| Work required |
Count how many lines hold the word "this" and give that number as the whole answer.

| Record list |
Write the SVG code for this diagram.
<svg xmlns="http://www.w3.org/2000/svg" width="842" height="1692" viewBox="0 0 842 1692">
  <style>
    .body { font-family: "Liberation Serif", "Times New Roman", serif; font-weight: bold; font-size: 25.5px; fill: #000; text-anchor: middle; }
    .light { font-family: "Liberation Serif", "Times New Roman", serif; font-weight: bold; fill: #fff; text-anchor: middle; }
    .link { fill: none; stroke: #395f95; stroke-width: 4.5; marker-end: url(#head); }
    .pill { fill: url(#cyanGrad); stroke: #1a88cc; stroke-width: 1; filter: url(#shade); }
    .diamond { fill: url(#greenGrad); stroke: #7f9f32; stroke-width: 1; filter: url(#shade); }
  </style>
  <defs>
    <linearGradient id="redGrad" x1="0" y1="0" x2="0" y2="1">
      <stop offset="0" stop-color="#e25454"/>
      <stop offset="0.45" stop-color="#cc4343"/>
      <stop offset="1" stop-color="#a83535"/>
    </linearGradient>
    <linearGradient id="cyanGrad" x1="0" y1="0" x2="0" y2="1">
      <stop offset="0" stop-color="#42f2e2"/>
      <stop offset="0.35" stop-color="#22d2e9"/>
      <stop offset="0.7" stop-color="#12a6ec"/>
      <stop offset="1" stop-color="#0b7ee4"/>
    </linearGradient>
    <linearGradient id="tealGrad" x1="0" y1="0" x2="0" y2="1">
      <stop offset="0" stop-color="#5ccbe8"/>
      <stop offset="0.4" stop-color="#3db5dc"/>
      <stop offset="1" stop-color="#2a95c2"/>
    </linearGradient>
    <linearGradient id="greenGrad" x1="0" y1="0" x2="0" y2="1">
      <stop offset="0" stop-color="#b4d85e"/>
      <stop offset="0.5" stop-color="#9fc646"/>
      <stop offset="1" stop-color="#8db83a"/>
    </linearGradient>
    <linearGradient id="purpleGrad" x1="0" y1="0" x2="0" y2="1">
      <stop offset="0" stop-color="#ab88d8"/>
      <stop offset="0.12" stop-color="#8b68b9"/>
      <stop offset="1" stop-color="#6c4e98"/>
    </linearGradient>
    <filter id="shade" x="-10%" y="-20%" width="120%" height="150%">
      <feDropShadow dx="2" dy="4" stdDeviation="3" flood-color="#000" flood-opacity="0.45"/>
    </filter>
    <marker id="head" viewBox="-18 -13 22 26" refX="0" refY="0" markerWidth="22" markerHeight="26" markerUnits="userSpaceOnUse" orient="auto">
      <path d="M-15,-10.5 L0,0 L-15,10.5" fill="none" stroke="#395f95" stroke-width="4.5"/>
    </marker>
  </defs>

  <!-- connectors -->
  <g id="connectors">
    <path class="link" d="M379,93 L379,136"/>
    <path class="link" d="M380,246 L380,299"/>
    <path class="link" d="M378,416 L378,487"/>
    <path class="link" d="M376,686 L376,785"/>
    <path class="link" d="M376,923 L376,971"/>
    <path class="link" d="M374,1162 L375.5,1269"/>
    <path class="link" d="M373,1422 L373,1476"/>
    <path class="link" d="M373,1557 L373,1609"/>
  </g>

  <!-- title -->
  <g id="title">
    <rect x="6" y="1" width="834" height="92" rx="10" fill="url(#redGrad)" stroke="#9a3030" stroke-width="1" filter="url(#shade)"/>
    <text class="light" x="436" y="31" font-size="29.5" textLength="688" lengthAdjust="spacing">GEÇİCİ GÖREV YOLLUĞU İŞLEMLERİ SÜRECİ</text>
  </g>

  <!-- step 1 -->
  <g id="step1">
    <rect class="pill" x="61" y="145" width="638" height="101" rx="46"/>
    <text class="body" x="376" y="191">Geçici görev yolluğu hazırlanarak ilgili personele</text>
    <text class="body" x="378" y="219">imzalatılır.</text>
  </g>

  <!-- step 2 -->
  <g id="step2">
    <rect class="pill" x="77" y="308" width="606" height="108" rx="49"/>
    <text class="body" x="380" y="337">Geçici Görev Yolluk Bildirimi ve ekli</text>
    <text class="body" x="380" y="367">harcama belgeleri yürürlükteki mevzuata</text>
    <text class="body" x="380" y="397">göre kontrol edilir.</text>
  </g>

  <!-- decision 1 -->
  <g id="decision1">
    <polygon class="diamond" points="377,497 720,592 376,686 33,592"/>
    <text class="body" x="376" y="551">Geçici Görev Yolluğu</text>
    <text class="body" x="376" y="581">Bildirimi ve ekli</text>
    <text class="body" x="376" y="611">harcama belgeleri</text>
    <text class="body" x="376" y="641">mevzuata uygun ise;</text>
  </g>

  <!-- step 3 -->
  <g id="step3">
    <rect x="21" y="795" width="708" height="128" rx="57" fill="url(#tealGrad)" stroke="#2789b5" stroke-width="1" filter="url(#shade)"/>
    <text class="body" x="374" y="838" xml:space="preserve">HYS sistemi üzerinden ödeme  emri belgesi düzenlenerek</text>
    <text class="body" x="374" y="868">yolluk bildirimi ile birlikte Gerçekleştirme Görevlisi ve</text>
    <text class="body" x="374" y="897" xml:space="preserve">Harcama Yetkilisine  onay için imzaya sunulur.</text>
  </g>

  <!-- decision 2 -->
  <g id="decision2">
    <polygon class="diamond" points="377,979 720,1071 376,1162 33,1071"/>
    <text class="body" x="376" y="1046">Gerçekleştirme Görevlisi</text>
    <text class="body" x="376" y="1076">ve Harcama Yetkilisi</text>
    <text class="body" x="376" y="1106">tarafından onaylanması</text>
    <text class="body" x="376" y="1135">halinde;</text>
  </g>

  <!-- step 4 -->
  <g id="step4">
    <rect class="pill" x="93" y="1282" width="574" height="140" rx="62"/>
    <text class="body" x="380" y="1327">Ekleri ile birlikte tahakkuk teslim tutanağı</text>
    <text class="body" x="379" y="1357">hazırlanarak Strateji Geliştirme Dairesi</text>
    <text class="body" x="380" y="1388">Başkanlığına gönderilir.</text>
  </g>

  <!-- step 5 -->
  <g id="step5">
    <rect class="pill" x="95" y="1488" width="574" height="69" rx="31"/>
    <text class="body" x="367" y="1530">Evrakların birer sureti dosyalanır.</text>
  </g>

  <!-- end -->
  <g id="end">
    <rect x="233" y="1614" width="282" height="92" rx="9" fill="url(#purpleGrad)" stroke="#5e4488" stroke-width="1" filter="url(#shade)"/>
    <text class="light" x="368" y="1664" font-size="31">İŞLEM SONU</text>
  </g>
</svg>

* * *

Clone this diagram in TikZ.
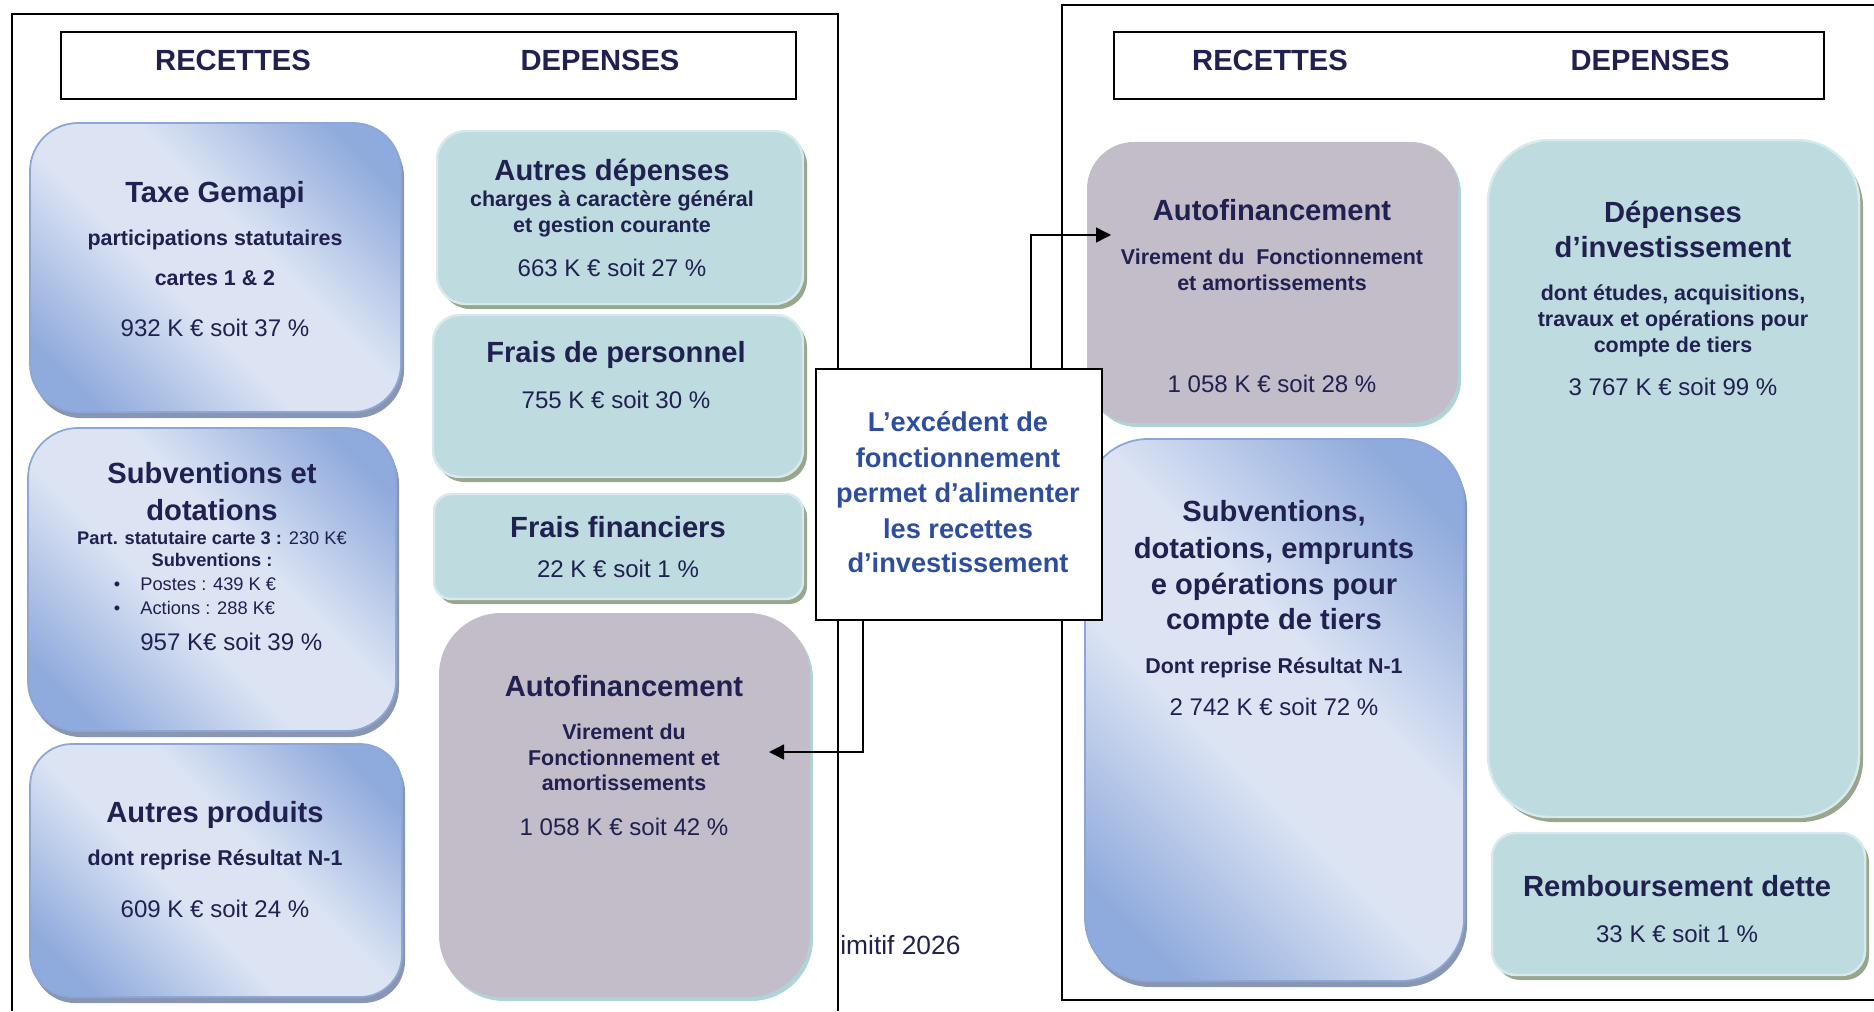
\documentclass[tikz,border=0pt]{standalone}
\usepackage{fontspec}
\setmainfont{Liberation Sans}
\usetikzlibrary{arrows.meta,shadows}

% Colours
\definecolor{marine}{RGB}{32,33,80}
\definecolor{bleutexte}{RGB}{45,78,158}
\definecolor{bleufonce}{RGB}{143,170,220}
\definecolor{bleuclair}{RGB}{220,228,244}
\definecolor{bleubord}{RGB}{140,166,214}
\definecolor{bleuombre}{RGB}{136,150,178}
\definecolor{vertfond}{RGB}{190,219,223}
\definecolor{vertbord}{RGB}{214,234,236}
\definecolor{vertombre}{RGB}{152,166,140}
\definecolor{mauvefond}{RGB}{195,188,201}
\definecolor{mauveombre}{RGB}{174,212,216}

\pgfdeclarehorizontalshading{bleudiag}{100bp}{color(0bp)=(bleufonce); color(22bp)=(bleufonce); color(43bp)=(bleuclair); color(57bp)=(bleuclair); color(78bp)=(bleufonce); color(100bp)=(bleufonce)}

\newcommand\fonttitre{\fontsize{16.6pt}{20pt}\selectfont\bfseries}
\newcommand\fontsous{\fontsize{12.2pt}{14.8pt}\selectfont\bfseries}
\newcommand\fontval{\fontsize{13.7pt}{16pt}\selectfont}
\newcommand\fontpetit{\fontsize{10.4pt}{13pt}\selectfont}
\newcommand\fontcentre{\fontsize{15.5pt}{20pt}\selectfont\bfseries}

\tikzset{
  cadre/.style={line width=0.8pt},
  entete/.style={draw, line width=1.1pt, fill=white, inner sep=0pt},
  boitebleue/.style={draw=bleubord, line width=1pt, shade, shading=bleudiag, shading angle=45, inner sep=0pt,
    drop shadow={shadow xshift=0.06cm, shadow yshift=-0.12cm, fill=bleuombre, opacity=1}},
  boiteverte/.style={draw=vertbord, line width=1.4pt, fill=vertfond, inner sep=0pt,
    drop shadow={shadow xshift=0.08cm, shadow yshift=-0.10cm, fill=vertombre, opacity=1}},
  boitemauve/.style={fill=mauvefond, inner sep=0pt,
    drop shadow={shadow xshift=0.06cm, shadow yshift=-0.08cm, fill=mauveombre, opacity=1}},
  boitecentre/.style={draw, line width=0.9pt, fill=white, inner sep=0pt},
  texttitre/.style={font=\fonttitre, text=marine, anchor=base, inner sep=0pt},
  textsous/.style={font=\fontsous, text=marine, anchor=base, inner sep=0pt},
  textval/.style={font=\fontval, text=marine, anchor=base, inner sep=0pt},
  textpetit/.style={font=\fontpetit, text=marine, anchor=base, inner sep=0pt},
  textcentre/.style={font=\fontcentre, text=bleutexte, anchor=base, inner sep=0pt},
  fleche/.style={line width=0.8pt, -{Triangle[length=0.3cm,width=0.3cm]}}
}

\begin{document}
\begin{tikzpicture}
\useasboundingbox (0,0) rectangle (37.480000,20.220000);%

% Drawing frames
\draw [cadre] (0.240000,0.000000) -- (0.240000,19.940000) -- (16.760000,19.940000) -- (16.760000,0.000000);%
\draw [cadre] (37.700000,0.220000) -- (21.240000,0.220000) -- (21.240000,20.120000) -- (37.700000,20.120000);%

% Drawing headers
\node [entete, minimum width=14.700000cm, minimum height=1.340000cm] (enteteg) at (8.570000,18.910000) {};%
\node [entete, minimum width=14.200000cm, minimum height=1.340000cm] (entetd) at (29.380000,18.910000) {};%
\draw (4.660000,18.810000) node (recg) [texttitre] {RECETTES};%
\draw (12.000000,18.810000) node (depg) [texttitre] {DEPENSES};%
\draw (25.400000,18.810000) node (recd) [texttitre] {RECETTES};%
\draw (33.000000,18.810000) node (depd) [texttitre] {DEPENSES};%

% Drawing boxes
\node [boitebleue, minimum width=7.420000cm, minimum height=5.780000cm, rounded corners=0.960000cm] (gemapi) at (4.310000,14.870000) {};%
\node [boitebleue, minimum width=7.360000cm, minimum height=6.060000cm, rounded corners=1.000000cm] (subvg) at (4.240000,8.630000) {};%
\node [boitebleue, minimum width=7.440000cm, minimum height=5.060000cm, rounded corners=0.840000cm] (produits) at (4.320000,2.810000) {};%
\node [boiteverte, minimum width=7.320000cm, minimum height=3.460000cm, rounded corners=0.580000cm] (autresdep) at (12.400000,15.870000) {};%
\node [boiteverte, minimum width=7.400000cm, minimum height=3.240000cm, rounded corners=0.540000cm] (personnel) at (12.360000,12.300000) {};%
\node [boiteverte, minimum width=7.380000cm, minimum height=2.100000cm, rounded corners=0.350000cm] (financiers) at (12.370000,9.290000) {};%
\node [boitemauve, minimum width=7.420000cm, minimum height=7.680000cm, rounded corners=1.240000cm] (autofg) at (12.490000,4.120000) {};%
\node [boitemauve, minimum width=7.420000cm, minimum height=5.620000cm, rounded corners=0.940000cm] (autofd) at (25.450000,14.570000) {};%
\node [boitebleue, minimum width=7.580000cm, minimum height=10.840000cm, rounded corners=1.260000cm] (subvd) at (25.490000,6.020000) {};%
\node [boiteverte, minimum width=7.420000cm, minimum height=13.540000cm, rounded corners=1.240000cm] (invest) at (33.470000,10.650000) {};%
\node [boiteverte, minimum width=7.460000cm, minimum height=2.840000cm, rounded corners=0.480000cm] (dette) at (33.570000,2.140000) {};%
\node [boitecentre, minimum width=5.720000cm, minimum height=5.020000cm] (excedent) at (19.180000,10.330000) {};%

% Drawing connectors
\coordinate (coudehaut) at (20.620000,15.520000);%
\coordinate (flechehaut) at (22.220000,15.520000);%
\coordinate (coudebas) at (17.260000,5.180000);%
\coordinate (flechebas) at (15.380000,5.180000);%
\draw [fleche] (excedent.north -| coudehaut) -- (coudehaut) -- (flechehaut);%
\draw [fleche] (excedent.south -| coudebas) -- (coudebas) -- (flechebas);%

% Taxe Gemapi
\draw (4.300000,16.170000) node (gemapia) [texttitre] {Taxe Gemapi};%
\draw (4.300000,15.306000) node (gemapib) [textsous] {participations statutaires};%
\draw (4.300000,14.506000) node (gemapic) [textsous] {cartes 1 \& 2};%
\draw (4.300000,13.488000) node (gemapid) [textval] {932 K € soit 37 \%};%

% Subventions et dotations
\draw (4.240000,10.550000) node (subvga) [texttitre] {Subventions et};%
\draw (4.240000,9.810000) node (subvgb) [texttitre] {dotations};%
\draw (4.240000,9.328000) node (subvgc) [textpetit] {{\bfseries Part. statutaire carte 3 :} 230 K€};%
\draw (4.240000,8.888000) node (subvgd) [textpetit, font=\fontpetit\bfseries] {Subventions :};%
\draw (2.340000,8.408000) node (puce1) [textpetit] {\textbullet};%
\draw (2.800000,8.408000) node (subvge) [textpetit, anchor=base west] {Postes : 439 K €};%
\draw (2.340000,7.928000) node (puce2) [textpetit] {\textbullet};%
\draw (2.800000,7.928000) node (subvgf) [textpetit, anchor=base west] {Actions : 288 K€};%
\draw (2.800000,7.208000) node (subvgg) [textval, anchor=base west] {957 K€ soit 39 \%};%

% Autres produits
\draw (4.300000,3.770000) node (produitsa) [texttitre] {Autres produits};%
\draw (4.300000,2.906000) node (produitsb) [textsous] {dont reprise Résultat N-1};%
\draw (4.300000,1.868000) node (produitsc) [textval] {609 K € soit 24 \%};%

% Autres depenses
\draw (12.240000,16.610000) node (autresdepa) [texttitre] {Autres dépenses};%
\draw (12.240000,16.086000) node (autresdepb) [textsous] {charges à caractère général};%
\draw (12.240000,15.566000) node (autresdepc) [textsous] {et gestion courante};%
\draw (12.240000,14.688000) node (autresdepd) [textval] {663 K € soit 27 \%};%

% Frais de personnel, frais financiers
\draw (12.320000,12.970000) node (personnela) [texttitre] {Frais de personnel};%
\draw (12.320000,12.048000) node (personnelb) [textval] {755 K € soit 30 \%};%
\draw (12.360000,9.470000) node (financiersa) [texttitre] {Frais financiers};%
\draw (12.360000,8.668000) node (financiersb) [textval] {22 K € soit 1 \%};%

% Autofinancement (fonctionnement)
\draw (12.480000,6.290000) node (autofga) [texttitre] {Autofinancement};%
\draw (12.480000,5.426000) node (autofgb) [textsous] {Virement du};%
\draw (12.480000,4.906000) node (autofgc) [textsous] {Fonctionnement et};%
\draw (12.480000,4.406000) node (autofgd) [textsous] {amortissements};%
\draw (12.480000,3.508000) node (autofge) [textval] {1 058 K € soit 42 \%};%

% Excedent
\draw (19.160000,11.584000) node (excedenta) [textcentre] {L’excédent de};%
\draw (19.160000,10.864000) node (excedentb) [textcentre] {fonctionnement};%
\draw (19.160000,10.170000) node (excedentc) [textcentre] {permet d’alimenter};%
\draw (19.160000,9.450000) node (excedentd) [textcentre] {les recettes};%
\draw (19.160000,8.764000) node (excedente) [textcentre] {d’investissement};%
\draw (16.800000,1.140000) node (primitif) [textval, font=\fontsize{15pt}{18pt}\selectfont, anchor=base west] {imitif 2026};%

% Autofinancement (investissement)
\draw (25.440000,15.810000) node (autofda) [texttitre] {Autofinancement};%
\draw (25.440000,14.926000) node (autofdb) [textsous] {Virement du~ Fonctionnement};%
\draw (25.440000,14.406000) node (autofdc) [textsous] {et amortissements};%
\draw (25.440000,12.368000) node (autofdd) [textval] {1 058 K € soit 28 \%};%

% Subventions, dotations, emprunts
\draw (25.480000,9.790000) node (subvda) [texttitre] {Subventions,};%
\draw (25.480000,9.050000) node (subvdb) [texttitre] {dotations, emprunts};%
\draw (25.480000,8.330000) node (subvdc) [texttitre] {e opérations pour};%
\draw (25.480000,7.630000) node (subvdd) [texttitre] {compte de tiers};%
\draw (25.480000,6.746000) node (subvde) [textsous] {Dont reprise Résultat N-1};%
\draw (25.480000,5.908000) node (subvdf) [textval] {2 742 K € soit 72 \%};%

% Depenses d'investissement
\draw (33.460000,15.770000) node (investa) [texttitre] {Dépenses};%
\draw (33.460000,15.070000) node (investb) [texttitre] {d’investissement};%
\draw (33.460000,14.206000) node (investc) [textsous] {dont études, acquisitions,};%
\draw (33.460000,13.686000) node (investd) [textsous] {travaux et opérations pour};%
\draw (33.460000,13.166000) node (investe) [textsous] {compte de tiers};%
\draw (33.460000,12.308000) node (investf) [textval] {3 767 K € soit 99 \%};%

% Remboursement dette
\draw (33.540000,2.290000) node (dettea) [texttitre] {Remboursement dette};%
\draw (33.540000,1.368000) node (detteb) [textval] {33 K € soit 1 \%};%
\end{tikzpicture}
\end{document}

---

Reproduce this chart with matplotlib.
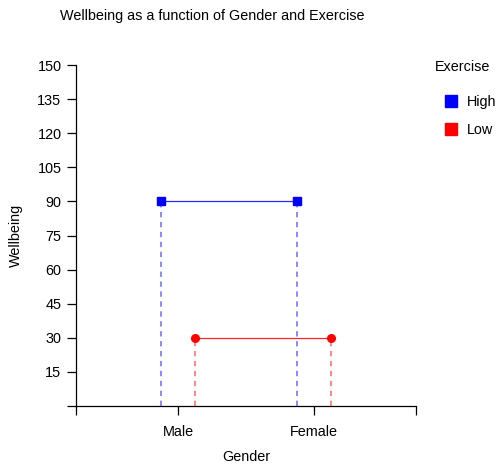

| Full solution |
3